If you ask me how I would
describe myself, this is how I
perceive myself. A bit of perfectionist, honest ( though not entirely true),
imaginative, trusting, adaptable , sensitive and empathetic. Affable though
some people may not agree. I can also be stubborn, overly sensitive and inconsistent in my behaviour. There
are times I am comfortable appearing in public while there are also times when
I feel like hibernating. I imagine it could be liberating to visit a foreign
place where you hardly know anyone but it definitely takes a lot of courage for
some people to leave behind their old life and start a life in a foreign country. I am not one who can lead a nomadic
kind of life so I stayput in one place for decades. Sometimes I wonder if I
could have ever done the kind of
travelling Elizabeth Gilbert
described in her memoir Eat Pray Love.
Untold Story by Monica Ali is a fiction premised on the
demise of a princess and about
Lydia, an English woman who had
wanted to escape her past and
reinvent a new life in
Kensington, Midwest America.
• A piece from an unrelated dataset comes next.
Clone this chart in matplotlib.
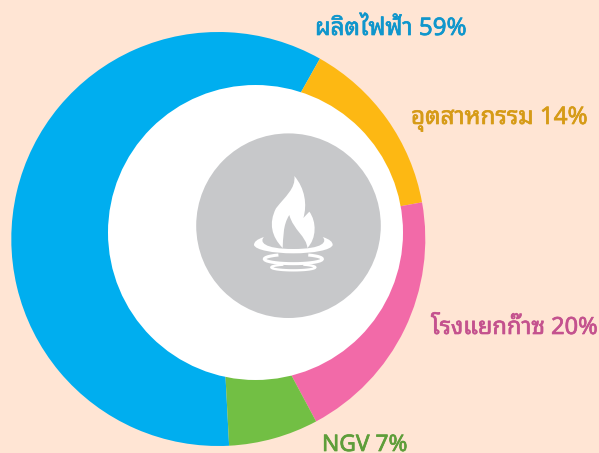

The question was : Could Lydia ever run away from her home, her children, her family
and her heritage? Some part of the story was told by reading the journal kept
by her personal assistant, Lawrence who had been extremely supportive of Lydia
and a great admirer of her. Lawrence wrote about Lydia in his diary : “ Press exposure and public
scrutiny-I hardly know where to begin. She had lived with it for such a long
time, why not carry on indefinitely? Perhaps that question is built on the
premise that one eventually becomes immune to these things. I wonder if anyone
does. We rather assume it when we see the magazines and newspapers full of
personal comments on the starlets of the day. It’s the price of fame, we say to
ourselves, and loose change at that.” Lydia reminds
me of Holly Golightly in Breakfast at Tiffany’s, a novel by Truman Capote although
the two characters are very different in that Lydia is a royal princess who wanted to live an ordinary
life while Holly Golightly escaped her homely life and ended up a socialite in
Manhattan. Even though both women are vulnerable and insecure, they are
determined to break free from the circumstances they were trapped in and take
steps to find their own place in the world.